In [15]:
import nltk
import numpy as np
from sklearn.feature_extraction.text import TfidfVectorizer
from nltk.sentiment.vader import SentimentIntensityAnalyzer

nltk.download('vader_lexicon')

[nltk_data] Downloading package vader_lexicon to
[nltk_data]     /Users/kalleleander/nltk_data...
[nltk_data]   Package vader_lexicon is already up-to-date!


True

In [None]:
def analyze_sentiment_vader(text):

    analyzer = SentimentIntensityAnalyzer()
    sentiment = analyzer.polarity_scores(text)

    return sentiment['compound']

In [13]:
# Load GloVe embeddings (e.g., 'glove.6B.50d.txt')
file_path_glove = '/Users/kalleleander/Documents/DTU/Bachelor/Semester 2/Signals & Data/Assignments/Exam assignment/files_light/glove.6B.100d.txt'

def load_glove_embeddings(file_path, embedding_dim=100):
    embeddings = {}
    with open(file_path, 'r', encoding='utf-8') as f:
        for line in f:
            values = line.split()
            word = values[0]
            vector = np.array(values[1:], dtype='float32')
            embeddings[word] = vector
    return embeddings

In [10]:
file_path_vader = '/Users/kalleleander/nltk_data/sentiment/vader_lexicon/vader_lexicon.txt'

def load_vader_lexicon():
    lexicon = {}
    with open(file_path_vader, 'r', encoding='utf-8') as f:
        for line in f:
            parts = line.strip().split('\t')
            if len(parts) >= 2:
                word = parts[0]  # Word or phrase
                sentiment_score = float(parts[1])  # Sentiment score
                lexicon[word] = sentiment_score
    return lexicon

In [11]:
# Cosine similarity function
def cosine_similarity(vec1, vec2):
    return np.dot(vec1, vec2) / (np.linalg.norm(vec1) * np.linalg.norm(vec2))

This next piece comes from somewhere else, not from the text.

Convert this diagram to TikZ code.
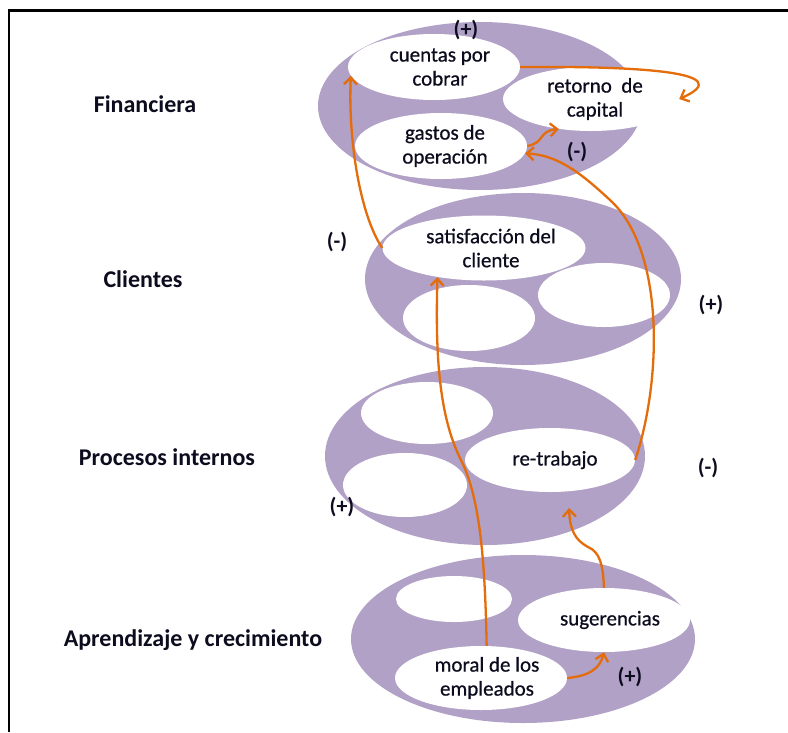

# Sentiment scoring with TF-IDF weighting and embeddings
def compute_sentiment_with_tfidf(sentence, lexicon, embeddings, tfidf_vectorizer):
    words = sentence.lower().split()  # Tokenize the sentence
    tfidf_matrix = tfidf_vectorizer.fit_transform([sentence])
    feature_names = tfidf_vectorizer.get_feature_names_out()
    word_tfidf = {word: tfidf_matrix[0, idx] for idx, word in enumerate(feature_names)}

    sentiment_scores = []
    
    for word in words:
        tfidf_weight = word_tfidf.get(word, 1)  # Default to 1 if not in TF-IDF features

        if word in lexicon:  # Direct match in lexicon
            sentiment_scores.append(lexicon[word] * tfidf_weight)
        elif word in embeddings:  # No match in lexicon, calculate similarity
            best_similarity = -1
            sentiment_score = 0

            for lex_word, lex_score in lexicon.items():
                if lex_word in embeddings:
                    similarity = cosine_similarity(embeddings[word], embeddings[lex_word])
                    if similarity > best_similarity:
                        best_similarity = similarity
                        sentiment_score = lex_score
            
            sentiment_scores.append(sentiment_score * tfidf_weight)

    # Aggregate scores (-1 to 1 scale)
    return np.mean(sentiment_scores) if sentiment_scores else 0

In [16]:
# Example usage
if __name__ == "__main__":
    # Load resources
    glove_path = file_path_glove  # Adjust path to GloVe embeddings file
    embeddings = load_glove_embeddings(glove_path)
    lexicon = load_vader_lexicon()

    # Create TF-IDF vectorizer
    tfidf_vectorizer = TfidfVectorizer()

    # Input sentence
    sentence = "good excellent horrible amazing bad terrible neutral"
    
    # Compute sentiment
    sentiment = compute_sentiment_with_tfidf(sentence, lexicon, embeddings, tfidf_vectorizer)
    print("Sentiment Score:", sentiment)

Sentiment Score: 0.08639187954496616